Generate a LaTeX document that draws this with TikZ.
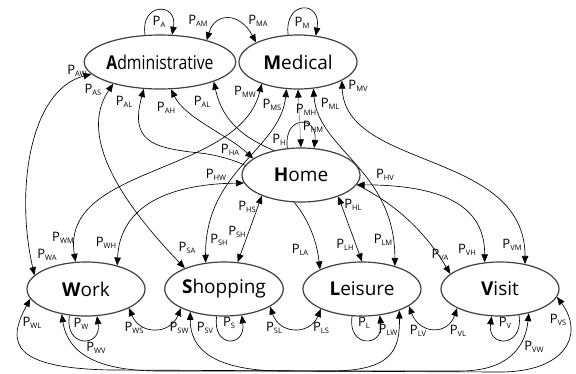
\documentclass[tikz,border=0pt]{standalone}
\usepackage{fontspec}
\setmainfont{Open Sans}
\usetikzlibrary{shapes.geometric, arrows.meta, backgrounds}
\newcommand{\tp}[1]{P\raisebox{-2pt}{\fontsize{7.5}{8}\selectfont #1}}

\begin{document}
\begin{tikzpicture}[
    x=1pt, y=-1pt,
    node distance=138pt,
    >={Triangle[length=8pt,width=6.5pt,black]},
    state/.style={ellipse, draw=black!75, line width=1.2pt, fill=white,
      minimum width=118pt, minimum height=54pt, inner sep=0pt,
      font=\fontsize{19}{22}\selectfont},
    prob/.style={font=\fontsize{13}{14}\selectfont, inner sep=0pt},
    trans/.style={<->, line width=0.65pt},
    selfloop/.style={->, line width=0.65pt}
  ]
  \useasboundingbox (0,0) rectangle (576,373);

  % Nodes for activities
  \node[state] (admin) at (160,62) {\scalebox{0.83}[1]{\textbf{A}dministrative}};
  \node[state] (medical) [right of=admin] {\textbf{M}edical};
  \node[state] (home) at (301,175) {\textbf{H}ome};
  \node[state] (work) at (86,289) {\textbf{W}ork};
  \node[state] (shopping) [right of=work] {\textbf{S}hopping};
  \node[state] (leisure) [right of=shopping] {\textbf{L}eisure};
  \node[state] (visit) [right of=leisure] {\textbf{V}isit};

  \begin{scope}[on background layer]
  % Self loops
  \draw[selfloop] (admin.119) .. controls (140,2) and (178,2) .. (admin.66)
    node[prob] (lA) at (159,22) {\tp{A}};
  \draw[selfloop] (medical.110) .. controls (284,0) and (322,0) .. (medical.56)
    node[prob] (lM) at (302,23) {\tp{M}};
  \draw[selfloop] (home.117) .. controls (283,115) and (318,115) .. (home.64)
    node[prob] (lH) at (279,140) {\tp{H}};
  \draw[selfloop] (work.238) .. controls (64,348) and (102,348) .. (work.292)
    node[prob] (lW) at (81,324) {\tp{W}};
  \draw[selfloop] (shopping.255) .. controls (212,348) and (246,348) .. (shopping.304)
    node[prob] (lS) at (229,323) {\tp{S}};
  \draw[selfloop] (leisure.250) .. controls (347,348) and (384,348) .. (leisure.304)
    node[prob] (lL) at (364,323) {\tp{L}};
  \draw[selfloop] (visit.306) .. controls (524,348) and (487,348) .. (visit.253)
    node[prob] (lV) at (505,323) {\tp{V}};

  % Administrative
  \draw[trans] (admin.25) .. controls (215,12) and (240,12) .. (medical.155)
    node[prob] (lAM) at (198,21) {\tp{AM}}
    node[prob] (lMA) at (258,21) {\tp{MA}};
  \draw[trans] (admin.190) .. controls (30,90) and (15,190) .. (work.165)
    node[prob] (lAW) at (77,71) {\tp{AW}}
    node[prob] (lWA) at (47,255) {\tp{WA}};
  \draw[trans] (admin.205) .. controls (85,125) and (100,180) .. (shopping.152)
    node[prob] (lAS) at (93,90) {\tp{AS}}
    node[prob] (lSA) at (187,248) {\tp{SA}};
  \draw[trans] (admin.292) .. controls (185,118) and (228,135) .. (home.161)
    node[prob] (lAH) at (166,108) {\tp{AH}}
    node[prob] (lHA) at (230,150) {\tp{HA}};
  \draw[trans] (admin.239) .. controls (130,140) and (150,148) .. (200,153)
    .. controls (260,160) and (312,200) .. (leisure.155)
    node[prob] (lAL) at (124,102) {\tp{AL}}
    node[prob] (lLA) at (300,250) {\tp{LA}};
  \draw[trans] (admin.340) .. controls (235,180) and (370,140) .. (visit.163)
    node[prob] (lAV) at (202,102) {\tp{AL}}
    node[prob] (lVA) at (440,255) {\tp{VA}};

  % Medical
  \draw[trans] (medical.211) .. controls (240,175) and (60,165) .. (work.111)
    node[prob] (lMW) at (245,92) {\tp{MW}}
    node[prob] (lWM) at (63,238) {\tp{WM}};
  \draw[trans] (medical.247) .. controls (280,150) and (205,170) .. (shopping.125)
    node[prob] (lMS) at (272,105) {\tp{MS}}
    node[prob] (lSM) at (219,240) {\tp{SH}};
  \draw[trans, draw=black!40] (medical.south) -- (home.north);
  \node[prob] (lMH) at (306,110) {\tp{MH}};
  \node[prob] (lHM) at (313,127) {\tp{HM}};
  \draw[trans] (medical.300) .. controls (318,150) and (395,170) .. (leisure.35)
    node[prob] (lML) at (330,104) {\tp{ML}}
    node[prob] (lLM) at (383,240) {\tp{LM}};
  \draw[trans] (medical.337) .. controls (345,170) and (525,150) .. (visit.45)
    node[prob] (lMV) at (358,86) {\tp{MV}}
    node[prob] (lVM) at (512,245) {\tp{VM}};

  % Home
  \draw[trans] (home.188) .. controls (170,184) and (120,205) .. (work.37)
    node[prob] (lHW) at (216,175) {\tp{HW}}
    node[prob] (lWH) at (106,243) {\tp{WH}};
  \draw[trans] (home.208) -- (shopping.63)
    node[prob] (lHS) at (247,207) {\tp{HS}}
    node[prob] (lSH) at (237,232) {\tp{SH}};
  \draw[trans] (home.330) -- (leisure.90)
    node[prob] (lHL) at (353,205) {\tp{HL}}
    node[prob] (lLH) at (345,245) {\tp{LH}};
  \draw[trans] (home.350) .. controls (450,185) and (485,210) .. (visit.120)
    node[prob] (lHV) at (385,175) {\tp{HV}}
    node[prob] (lVH) at (467,250) {\tp{VH}};

  % Bottom row
  \draw[trans] (work.336) .. controls (140,335) and (170,335) .. (shopping.204)
    node[prob] (lWS) at (134,328) {\tp{WS}}
    node[prob] (lSW) at (179,328) {\tp{SW}};
  \draw[trans] (shopping.339) .. controls (280,335) and (310,335) .. (leisure.206)
    node[prob] (lSL) at (274,328) {\tp{SL}}
    node[prob] (lLS) at (321,328) {\tp{LS}};
  \draw[trans] (leisure.340) .. controls (420,335) and (448,335) .. (visit.204)
    node[prob] (lLV) at (418,331) {\tp{LV}}
    node[prob] (lVL) at (458,331) {\tp{VL}};
  \draw[trans] (work.190) .. controls (5,345) and (15,368) .. (110,370)
    -- (330,371) .. controls (392,371) and (400,350) .. (leisure.330)
    node[prob] (lWL) at (32,323) {\tp{WL}}
    node[prob] (lLW) at (388,330) {\tp{LW}};
  \draw[trans] (work.226) .. controls (68,355) and (100,371) .. (160,371)
    -- (460,371) .. controls (505,371) and (525,350) .. (visit.320)
    node[prob] (lWV) at (96,348) {\tp{WV}}
    node[prob] (lVW) at (534,347) {\tp{VW}};
  \draw[trans] (shopping.214) .. controls (190,350) and (215,370) .. (280,371)
    -- (500,372) .. controls (565,372) and (585,335) .. (visit.352)
    node[prob] (lSV) at (205,328) {\tp{SV}}
    node[prob] (lVS) at (558,320) {\tp{VS}};
  \end{scope}
\end{tikzpicture}
\end{document}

================================

Goal: Repeat the material above word for word and skip every image in it.

Exercise output:
Generate a LaTeX document that draws this with TikZ.
\documentclass[tikz,border=0pt]{standalone}
\usepackage{fontspec}
\setmainfont{Open Sans}
\usetikzlibrary{shapes.geometric, arrows.meta, backgrounds}
\newcommand{\tp}[1]{P\raisebox{-2pt}{\fontsize{7.5}{8}\selectfont #1}}

\begin{document}
\begin{tikzpicture}[
    x=1pt, y=-1pt,
    node distance=138pt,
    >={Triangle[length=8pt,width=6.5pt,black]},
    state/.style={ellipse, draw=black!75, line width=1.2pt, fill=white,
      minimum width=118pt, minimum height=54pt, inner sep=0pt,
      font=\fontsize{19}{22}\selectfont},
    prob/.style={font=\fontsize{13}{14}\selectfont, inner sep=0pt},
    trans/.style={<->, line width=0.65pt},
    selfloop/.style={->, line width=0.65pt}
  ]
  \useasboundingbox (0,0) rectangle (576,373);

  % Nodes for activities
  \node[state] (admin) at (160,62) {\scalebox{0.83}[1]{\textbf{A}dministrative}};
  \node[state] (medical) [right of=admin] {\textbf{M}edical};
  \node[state] (home) at (301,175) {\textbf{H}ome};
  \node[state] (work) at (86,289) {\textbf{W}ork};
  \node[state] (shopping) [right of=work] {\textbf{S}hopping};
  \node[state] (leisure) [right of=shopping] {\textbf{L}eisure};
  \node[state] (visit) [right of=leisure] {\textbf{V}isit};

  \begin{scope}[on background layer]
  % Self loops
  \draw[selfloop] (admin.119) .. controls (140,2) and (178,2) .. (admin.66)
    node[prob] (lA) at (159,22) {\tp{A}};
  \draw[selfloop] (medical.110) .. controls (284,0) and (322,0) .. (medical.56)
    node[prob] (lM) at (302,23) {\tp{M}};
  \draw[selfloop] (home.117) .. controls (283,115) and (318,115) .. (home.64)
    node[prob] (lH) at (279,140) {\tp{H}};
  \draw[selfloop] (work.238) .. controls (64,348) and (102,348) .. (work.292)
    node[prob] (lW) at (81,324) {\tp{W}};
  \draw[selfloop] (shopping.255) .. controls (212,348) and (246,348) .. (shopping.304)
    node[prob] (lS) at (229,323) {\tp{S}};
  \draw[selfloop] (leisure.250) .. controls (347,348) and (384,348) .. (leisure.304)
    node[prob] (lL) at (364,323) {\tp{L}};
  \draw[selfloop] (visit.306) .. controls (524,348) and (487,348) .. (visit.253)
    node[prob] (lV) at (505,323) {\tp{V}};

  % Administrative
  \draw[trans] (admin.25) .. controls (215,12) and (240,12) .. (medical.155)
    node[prob] (lAM) at (198,21) {\tp{AM}}
    node[prob] (lMA) at (258,21) {\tp{MA}};
  \draw[trans] (admin.190) .. controls (30,90) and (15,190) .. (work.165)
    node[prob] (lAW) at (77,71) {\tp{AW}}
    node[prob] (lWA) at (47,255) {\tp{WA}};
  \draw[trans] (admin.205) .. controls (85,125) and (100,180) .. (shopping.152)
    node[prob] (lAS) at (93,90) {\tp{AS}}
    node[prob] (lSA) at (187,248) {\tp{SA}};
  \draw[trans] (admin.292) .. controls (185,118) and (228,135) .. (home.161)
    node[prob] (lAH) at (166,108) {\tp{AH}}
    node[prob] (lHA) at (230,150) {\tp{HA}};
  \draw[trans] (admin.239) .. controls (130,140) and (150,148) .. (200,153)
    .. controls (260,160) and (312,200) .. (leisure.155)
    node[prob] (lAL) at (124,102) {\tp{AL}}
    node[prob] (lLA) at (300,250) {\tp{LA}};
  \draw[trans] (admin.340) .. controls (235,180) and (370,140) .. (visit.163)
    node[prob] (lAV) at (202,102) {\tp{AL}}
    node[prob] (lVA) at (440,255) {\tp{VA}};

  % Medical
  \draw[trans] (medical.211) .. controls (240,175) and (60,165) .. (work.111)
    node[prob] (lMW) at (245,92) {\tp{MW}}
    node[prob] (lWM) at (63,238) {\tp{WM}};
  \draw[trans] (medical.247) .. controls (280,150) and (205,170) .. (shopping.125)
    node[prob] (lMS) at (272,105) {\tp{MS}}
    node[prob] (lSM) at (219,240) {\tp{SH}};
  \draw[trans, draw=black!40] (medical.south) -- (home.north);
  \node[prob] (lMH) at (306,110) {\tp{MH}};
  \node[prob] (lHM) at (313,127) {\tp{HM}};
  \draw[trans] (medical.300) .. controls (318,150) and (395,170) .. (leisure.35)
    node[prob] (lML) at (330,104) {\tp{ML}}
    node[prob] (lLM) at (383,240) {\tp{LM}};
  \draw[trans] (medical.337) .. controls (345,170) and (525,150) .. (visit.45)
    node[prob] (lMV) at (358,86) {\tp{MV}}
    node[prob] (lVM) at (512,245) {\tp{VM}};

  % Home
  \draw[trans] (home.188) .. controls (170,184) and (120,205) .. (work.37)
    node[prob] (lHW) at (216,175) {\tp{HW}}
    node[prob] (lWH) at (106,243) {\tp{WH}};
  \draw[trans] (home.208) -- (shopping.63)
    node[prob] (lHS) at (247,207) {\tp{HS}}
    node[prob] (lSH) at (237,232) {\tp{SH}};
  \draw[trans] (home.330) -- (leisure.90)
    node[prob] (lHL) at (353,205) {\tp{HL}}
    node[prob] (lLH) at (345,245) {\tp{LH}};
  \draw[trans] (home.350) .. controls (450,185) and (485,210) .. (visit.120)
    node[prob] (lHV) at (385,175) {\tp{HV}}
    node[prob] (lVH) at (467,250) {\tp{VH}};

  % Bottom row
  \draw[trans] (work.336) .. controls (140,335) and (170,335) .. (shopping.204)
    node[prob] (lWS) at (134,328) {\tp{WS}}
    node[prob] (lSW) at (179,328) {\tp{SW}};
  \draw[trans] (shopping.339) .. controls (280,335) and (310,335) .. (leisure.206)
    node[prob] (lSL) at (274,328) {\tp{SL}}
    node[prob] (lLS) at (321,328) {\tp{LS}};
  \draw[trans] (leisure.340) .. controls (420,335) and (448,335) .. (visit.204)
    node[prob] (lLV) at (418,331) {\tp{LV}}
    node[prob] (lVL) at (458,331) {\tp{VL}};
  \draw[trans] (work.190) .. controls (5,345) and (15,368) .. (110,370)
    -- (330,371) .. controls (392,371) and (400,350) .. (leisure.330)
    node[prob] (lWL) at (32,323) {\tp{WL}}
    node[prob] (lLW) at (388,330) {\tp{LW}};
  \draw[trans] (work.226) .. controls (68,355) and (100,371) .. (160,371)
    -- (460,371) .. controls (505,371) and (525,350) .. (visit.320)
    node[prob] (lWV) at (96,348) {\tp{WV}}
    node[prob] (lVW) at (534,347) {\tp{VW}};
  \draw[trans] (shopping.214) .. controls (190,350) and (215,370) .. (280,371)
    -- (500,372) .. controls (565,372) and (585,335) .. (visit.352)
    node[prob] (lSV) at (205,328) {\tp{SV}}
    node[prob] (lVS) at (558,320) {\tp{VS}};
  \end{scope}
\end{tikzpicture}
\end{document}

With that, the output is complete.